All right, maybe when I put it that way, it does sound a little bad after all.

Truthfully, this control over my emotions has come in handy on multiple occasions, although it probably doesn’t help my anxiety or stress levels too much. It’s a very special feeling of control when you can keep your emotions in check until it’s a more appropriate time. Whether it’s good or bad, it definitely has a profound effect on the way the emotionally intelligent show their love.


1. Confidence is key.

If we don’t feel confident about something, we’ll never let it show. Our emotional visibility is directly related to how much we want our feelings to be known. There may be a bit of “fake it ‘til you make it” going on – but only because that’s proven to work.


2.    We love being affectionate – but only on our terms.

Emotionally intelligent women are very selective with their affection, so if they’re showing you extra attention, it’s because they genuinely want to. You’re definitely not getting anywhere until we’re sure you won’t break our hearts.


3.   We like to take extra time getting to know you.

We’ll ask you a million questions to make sure you’re worth our time. Sure, it might seem counter-intuitive to spend that much time right from the beginning, but we’ve got important assets at stake here – it’s worth the effort.


4.   We don’t bother playing games – and we will be pissed if you do.

All those silly little games in the dating world are not going to get any attention from us. We’re not going to chase you if you start playing hard-to-get. But you can rest assured that we’re being true to you – we don’t half-ass our relationships.


5.   We appreciate a challenge.

If you find fault in something we do, we want you to tell us – as soon as possible. We realize that you can’t grow as a person until you’ve identified your weaknesses, and if you point them out to us, we can identify them faster.


6.   We won’t hesitate to challenge you, either.

We will make you question your beliefs, probably as often as possible. It’s not meant to be mean, and it shouldn’t be taken the wrong way – we’re just trying to understand why you feel the way you do.

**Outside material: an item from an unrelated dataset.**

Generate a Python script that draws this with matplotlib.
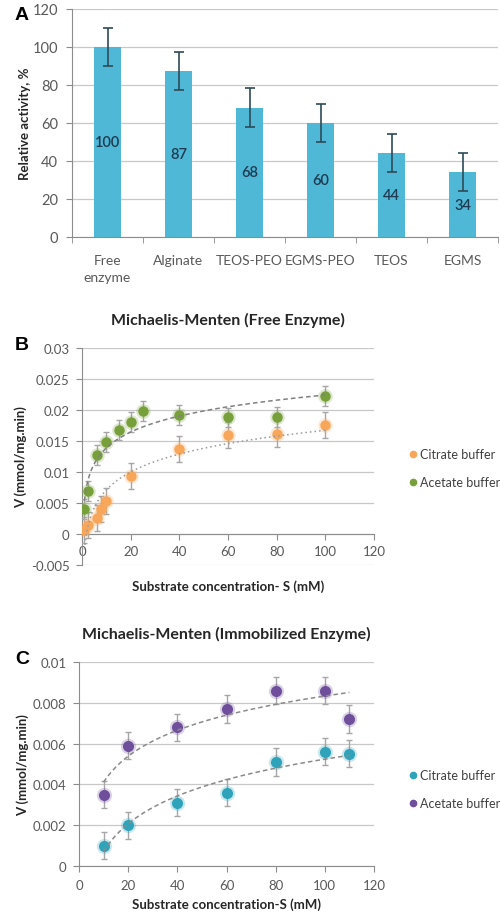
import matplotlib
matplotlib.use('Agg')
import matplotlib.pyplot as plt
import numpy as np
from matplotlib.lines import Line2D
from matplotlib.ticker import FuncFormatter, MultipleLocator

plt.rcParams['font.family'] = ['Lato', 'DejaVu Sans']

# ---------------- data ----------------
categories = ["Free\nenzyme", "Alginate", "TEOS-PEO", "EGMS-PEO", "TEOS", "EGMS"]
activity = [100, 87, 68, 60, 44, 34]
activity_err = [10, 10, 10, 10, 10, 10]

b_citrate_s = [1, 2.5, 6, 8, 10, 20, 40, 60, 80, 100]
b_citrate_v = [0.0007, 0.0015, 0.0026, 0.0041, 0.0054, 0.0094, 0.0137, 0.0159, 0.0162, 0.0176]
b_citrate_err = [0.0021] * 10
b_acetate_s = [1, 2.5, 6, 10, 15, 20, 25, 40, 60, 80, 100]
b_acetate_v = [0.0041, 0.0070, 0.0128, 0.0149, 0.0168, 0.0180, 0.0199, 0.0192, 0.0188, 0.0189, 0.0222]
b_acetate_err = [0.0016] * 11

c_s = [10, 20, 40, 60, 80, 100, 110]
c_citrate_v = [0.0010, 0.0020, 0.0031, 0.0036, 0.0051, 0.0056, 0.0055]
c_citrate_err = [0.00067] * 7
c_acetate_v = [0.0035, 0.0059, 0.0068, 0.0077, 0.0086, 0.0086, 0.0072]
c_acetate_err = [0.00067] * 7

# ---------------- styles ----------------
TICK = '#595959'
GRID = '#C8C8C8'
AXC = '#8C8C8C'
BAR = '#4FB8D6'
ORANGE = '#F8A75A'
GREEN = '#77A03B'
CYAN = '#2EA3BA'
PURPLE = '#6F4F9B'
EBAR = '#A6A6A6'

W, H = 500, 920
fig = plt.figure(figsize=(W / 100, H / 100), dpi=100)


def ax_px(left, top, right, bottom):
    return fig.add_axes([left / W, 1 - bottom / H, (right - left) / W, (bottom - top) / H])


def style_common(ax, ls=10):
    for s in ['top', 'right']:
        ax.spines[s].set_visible(False)
    ax.spines['left'].set_color(AXC)
    ax.spines['bottom'].set_color(AXC)
    ax.tick_params(colors=TICK, labelsize=ls, width=0.8)
    ax.set_axisbelow(True)
    ax.yaxis.grid(True, color=GRID, lw=0.9)


# ---------------- Panel A ----------------
axA = ax_px(72, 9.5, 498, 238)
style_common(axA, 10.5)
x = np.arange(len(categories))
axA.bar(x, activity, width=0.39, color=BAR, zorder=2)
axA.errorbar(x, activity, yerr=activity_err, fmt='none', ecolor='#2E4A57',
             elinewidth=1.2, capsize=3.5, capthick=1.2, zorder=3)
for xi, v in zip(x, activity):
    axA.text(xi, v / 2, f"{v}", ha='center', va='center', fontsize=10.5,
             fontweight='semibold', color='#1F3A50', zorder=4)
axA.set_xlim(-0.5, len(categories) - 0.5)
axA.set_ylim(0, 120)
axA.yaxis.set_major_locator(MultipleLocator(20))
axA.set_xticks(x)
axA.set_xticklabels(categories, fontsize=10, color=TICK, linespacing=1.5)
axA.set_xticks(np.arange(-0.5, len(categories), 1), minor=True)
axA.tick_params(axis='x', which='major', length=0, pad=12)
axA.tick_params(axis='x', which='minor', length=4, color=AXC)
axA.tick_params(axis='y', length=4, color=AXC, pad=6)
axA.set_ylabel("Relative activity, %", fontsize=9.5, fontweight='bold', color='#262626', labelpad=1)
fig.text(15 / W, 1 - 16 / H, "A", fontsize=14, fontweight='bold', family='Liberation Sans',
         ha='left', va='center')


def glow_scatter(ax, xs, ys, color, size):
    ax.plot(xs, ys, 'o', ms=size + 3, color=color, alpha=0.25, mec='none', zorder=4)
    ax.plot(xs, ys, 'o', ms=size, color=color, mec='none', zorder=5)


def log_trend(ax, xs, ys, ls, color, lw=1.1):
    k = np.polyfit(np.log(xs), ys, 1)
    xx = np.linspace(min(xs), max(xs), 200)
    ax.plot(xx, k[0] * np.log(xx) + k[1], ls=ls, color=color, lw=lw, zorder=6)


def legend_at(ax, handles, ycenter):
    ax.legend(handles=handles, loc='center left', bbox_to_anchor=(409 / W, 1 - ycenter / H),
              bbox_transform=fig.transFigure, frameon=False, fontsize=9, borderpad=0,
              borderaxespad=0, handlelength=0.6, handletextpad=0.3, labelspacing=1.3,
              labelcolor='#404040')


# ---------------- Panel B ----------------
axB = ax_px(82, 349, 374, 566)
style_common(axB, 9.5)
axB.set_xlim(0, 120)
axB.set_ylim(-0.005, 0.03)
axB.yaxis.set_major_locator(MultipleLocator(0.005))
axB.xaxis.set_major_locator(MultipleLocator(20))
axB.yaxis.set_major_formatter(FuncFormatter(lambda v, p: f"{v:g}" if abs(v) > 1e-12 else "0"))
axB.spines['bottom'].set_position(('data', 0))
axB.tick_params(axis='x', length=4, color=AXC, pad=4)
axB.tick_params(axis='y', length=4, color=AXC, pad=5)
axB.errorbar(b_citrate_s, b_citrate_v, yerr=b_citrate_err, fmt='none', ecolor=EBAR,
             elinewidth=1, capsize=2.5, zorder=3)
axB.errorbar(b_acetate_s, b_acetate_v, yerr=b_acetate_err, fmt='none', ecolor=EBAR,
             elinewidth=1, capsize=2.5, zorder=3)
glow_scatter(axB, b_citrate_s, b_citrate_v, ORANGE, 7.5)
glow_scatter(axB, b_acetate_s, b_acetate_v, GREEN, 7.5)
log_trend(axB, b_acetate_s, b_acetate_v, (0, (3, 2)), '#808080')
log_trend(axB, b_citrate_s, b_citrate_v, (0, (1, 2)), '#9A9A9A')
axB.set_title("Michaelis-Menten (Free Enzyme)", fontsize=11.5, fontweight='bold',
              color='#262626', pad=17)
axB.set_xlabel("Substrate concentration- S (mM)", fontsize=9.5, fontweight='bold',
               color='#262626', labelpad=16)
axB.set_ylabel("V (mmol/mg.min)", fontsize=9.5, fontweight='bold', color='#262626', labelpad=3)
hB = [Line2D([], [], marker='o', ls='none', color=ORANGE, ms=4.5, label='Citrate buffer'),
      Line2D([], [], marker='o', ls='none', color=GREEN, ms=4.5, label='Acetate buffer')]
legend_at(axB, hB, 469)
fig.text(15 / W, 1 - 345 / H, "B", fontsize=14, fontweight='bold', family='Liberation Sans',
         ha='left', va='center')

# ---------------- Panel C ----------------
axC = ax_px(79, 663, 374, 867)
style_common(axC, 9.5)
axC.set_xlim(0, 120)
axC.set_ylim(0, 0.01)
axC.yaxis.set_major_locator(MultipleLocator(0.002))
axC.xaxis.set_major_locator(MultipleLocator(20))
axC.yaxis.set_major_formatter(FuncFormatter(lambda v, p: f"{v:g}" if abs(v) > 1e-12 else "0"))
axC.tick_params(axis='x', length=4, color=AXC, pad=5)
axC.tick_params(axis='y', length=4, color=AXC, pad=5)
axC.errorbar(c_s, c_citrate_v, yerr=c_citrate_err, fmt='none', ecolor=EBAR,
             elinewidth=1, capsize=2.5, zorder=3)
axC.errorbar(c_s, c_acetate_v, yerr=c_acetate_err, fmt='none', ecolor=EBAR,
             elinewidth=1, capsize=2.5, zorder=3)
glow_scatter(axC, c_s, c_citrate_v, CYAN, 8)
glow_scatter(axC, c_s, c_acetate_v, PURPLE, 8)
log_trend(axC, c_s, c_acetate_v, (0, (3, 2)), '#8A8A8A')
log_trend(axC, c_s, c_citrate_v, (0, (3, 2)), '#8A8A8A')
axC.set_title("Michaelis-Menten (Immobilized Enzyme)", fontsize=11.5, fontweight='bold',
              color='#262626', pad=17)
axC.set_xlabel("Substrate concentration-S (mM)", fontsize=9.5, fontweight='bold',
               color='#262626', labelpad=5)
axC.set_ylabel("V (mmol/mg.min)", fontsize=9.5, fontweight='bold', color='#262626', labelpad=3)
hC = [Line2D([], [], marker='o', ls='none', color=CYAN, ms=4.5, label='Citrate buffer'),
      Line2D([], [], marker='o', ls='none', color=PURPLE, ms=4.5, label='Acetate buffer')]
legend_at(axC, hC, 790)
fig.text(15 / W, 1 - 660 / H, "C", fontsize=14, fontweight='bold', family='Liberation Sans',
         ha='left', va='center')

fig.savefig('out.png', dpi=100, facecolor='white')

7.    We want to hear what you have to say.

We might talk a lot (sometimes), but we’d love it if you talked more, too. We’re interested in your opinions, your thoughts, your feelings… All of that. We want to soak it all in and understand you, inside and out.


8.   We’re usually a good judge of character…

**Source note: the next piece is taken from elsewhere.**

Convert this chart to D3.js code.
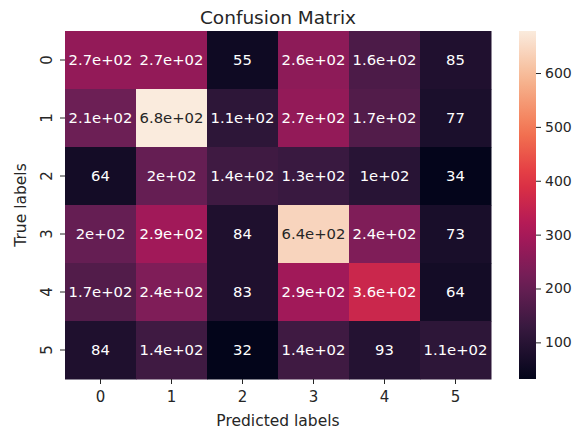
<!DOCTYPE html>
<html>
<head>
<meta charset="utf-8">
<script src="https://cdn.jsdelivr.net/npm/d3@7"></script>
<style>
  html, body { margin: 0; padding: 0; background: #ffffff; }
  svg { display: block; font-family: "DejaVu Sans", sans-serif; }
</style>
</head>
<body>
<svg id="chart" width="577" height="430"></svg>
<script>
// ---- data ----
const predictedLabels = ["0", "1", "2", "3", "4", "5"];
const trueLabels = ["0", "1", "2", "3", "4", "5"];
const row0 = [270, 270, 55, 260, 160, 85];
const row1 = [210, 678, 110, 270, 170, 77];
const row2 = [64, 200, 140, 130, 100, 34];
const row3 = [200, 290, 84, 640, 240, 73];
const row4 = [170, 240, 83, 290, 360, 64];
const row5 = [84, 140, 32, 140, 93, 110];
const matrix = [row0, row1, row2, row3, row4, row5];
const colorbarTicks = [100, 200, 300, 400, 500, 600];
const titleText = "Confusion Matrix";
const xLabelText = "Predicted labels";
const yLabelText = "True labels";

// rocket colormap stops
const rocketStops = ["#03051a", "#35193e", "#701f57", "#ad1759", "#e13342", "#f37651", "#f6b48f", "#faebdd"];

(function () {
// ---- layout ----
const mLeft = 65, mRight = 491, mTop = 31, mBottom = 379;
const cbLeft = 519, cbRight = 536;

const svg = d3.select("#chart");

const cells = [];
matrix.forEach((row, i) => row.forEach((v, j) => cells.push({ i, j, v })));
const allVals = cells.map(d => d.v);
const vmin = d3.min(allVals), vmax = d3.max(allVals);

const rocket = d3.scaleLinear()
  .domain(rocketStops.map((_, k) => k / (rocketStops.length - 1)))
  .range(rocketStops)
  .interpolate(d3.interpolateRgb);
const color = v => rocket((v - vmin) / (vmax - vmin));

const x = d3.scaleBand().domain(predictedLabels).range([mLeft, mRight]);
const y = d3.scaleBand().domain(trueLabels).range([mTop, mBottom]);

function fmt2g(v) {
  if (v < 100) return String(Math.round(v));
  const e = Math.floor(Math.log10(v));
  const m = +(v / Math.pow(10, e)).toPrecision(2);
  return String(m) + "e+" + String(e).padStart(2, "0");
}
function lum(c) {
  const r = d3.rgb(c);
  const f = u => { u /= 255; return u <= 0.03928 ? u / 12.92 : Math.pow((u + 0.055) / 1.055, 2.4); };
  return 0.2126 * f(r.r) + 0.7152 * f(r.g) + 0.0722 * f(r.b);
}

// cells
svg.append("g").selectAll("rect").data(cells).join("rect")
  .attr("x", d => x(predictedLabels[d.j]))
  .attr("y", d => y(trueLabels[d.i]))
  .attr("width", x.bandwidth() + 0.5)
  .attr("height", y.bandwidth() + 0.5)
  .attr("fill", d => color(d.v));

svg.append("g").selectAll("text").data(cells).join("text")
  .attr("x", d => x(predictedLabels[d.j]) + x.bandwidth() / 2)
  .attr("y", d => y(trueLabels[d.i]) + y.bandwidth() / 2)
  .attr("dy", "0.36em")
  .attr("text-anchor", "middle")
  .attr("font-size", 14.8)
  .attr("fill", d => lum(color(d.v)) > 0.408 ? "#262626" : "#ffffff")
  .text(d => fmt2g(d.v));

// x axis
const xAxis = d3.axisBottom(x).tickSize(5).tickPadding(7);
const gx = svg.append("g").attr("transform", `translate(0,${mBottom})`).call(xAxis);
gx.select(".domain").remove();
gx.selectAll(".tick line").attr("stroke", "#262626");
gx.selectAll(".tick text").attr("font-size", 15).attr("fill", "#262626").attr("font-family", "DejaVu Sans");

// y axis
const yAxis = d3.axisLeft(y).tickSize(5).tickPadding(6);
const gy = svg.append("g").attr("transform", `translate(${mLeft},0)`).call(yAxis);
gy.select(".domain").remove();
gy.selectAll(".tick line").attr("stroke", "#262626");
gy.selectAll(".tick text")
  .attr("font-size", 15).attr("fill", "#262626").attr("font-family", "DejaVu Sans")
  .attr("x", null).attr("dy", null)
  .attr("text-anchor", "middle")
  .attr("transform", "translate(-13,0) rotate(-90)");

// title & labels
svg.append("text").attr("x", (mLeft + mRight) / 2).attr("y", 23.5)
  .attr("text-anchor", "middle").attr("font-size", 18.5).attr("fill", "#262626").text(titleText);
svg.append("text").attr("x", (mLeft + mRight) / 2).attr("y", 426)
  .attr("text-anchor", "middle").attr("font-size", 15.5).attr("fill", "#262626").text(xLabelText);
svg.append("text").attr("transform", `translate(26,${(mTop + mBottom) / 2}) rotate(-90)`)
  .attr("text-anchor", "middle").attr("font-size", 15.5).attr("fill", "#262626").text(yLabelText);

// colorbar
const defs = svg.append("defs");
const grad = defs.append("linearGradient").attr("id", "cbgrad")
  .attr("x1", 0).attr("y1", 1).attr("x2", 0).attr("y2", 0);
d3.range(0, 1.0001, 0.05).forEach(t => {
  grad.append("stop").attr("offset", t).attr("stop-color", rocket(t));
});
const cbScale = d3.scaleLinear().domain([vmin, vmax]).range([mBottom, mTop]);
svg.append("rect").attr("x", cbLeft).attr("y", mTop)
  .attr("width", cbRight - cbLeft).attr("height", mBottom - mTop)
  .attr("fill", "url(#cbgrad)");
const cbAxis = d3.axisRight(cbScale).tickValues(colorbarTicks).tickSize(5).tickPadding(4).tickFormat(d3.format("d"));
const gc = svg.append("g").attr("transform", `translate(${cbRight},0)`).call(cbAxis);
gc.select(".domain").remove();
gc.selectAll(".tick line").attr("stroke", "#262626");
gc.selectAll(".tick text").attr("font-size", 14).attr("fill", "#262626").attr("font-family", "DejaVu Sans");
})();
</script>
</body>
</html>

We notice a lot of the little clues that most people don’t notice. We can tell, at a quick glance, if you’ve been biting the skin around your nails (which is an indicator of stress). We can tell if you’ve suddenly changed your behavior to match your mood, and we can usually predict a problem before it becomes a problem.


9.   …but it’s devastating when we get it wrong.

We’re not too great about being proved wrong under normal circumstances, but when we trust our intuition and it fails us, it’s a special brand of pain for us. If you let us down, after we drop our walls for you, we’re going to evaluate it for a long time afterwards.


10. Empathy comes naturally for us, and we forget that’s not the case for everyone.

We’re so used to seeing both sides of every story, it’s sometimes hard to remember that’s not a skill for everyone. Be patient with us, and remind us that you can’t read our minds.


11. We really do accept you – so don’t screw it up.

When you’re in love with an emotionally intelligent woman, chances are, she’ll know more about you than you think she does. We’re good at seeing past the flaws because we’re more focused on the bigger picture. Try to make sure it’s a pretty picture for us, and we’ll be yours forever.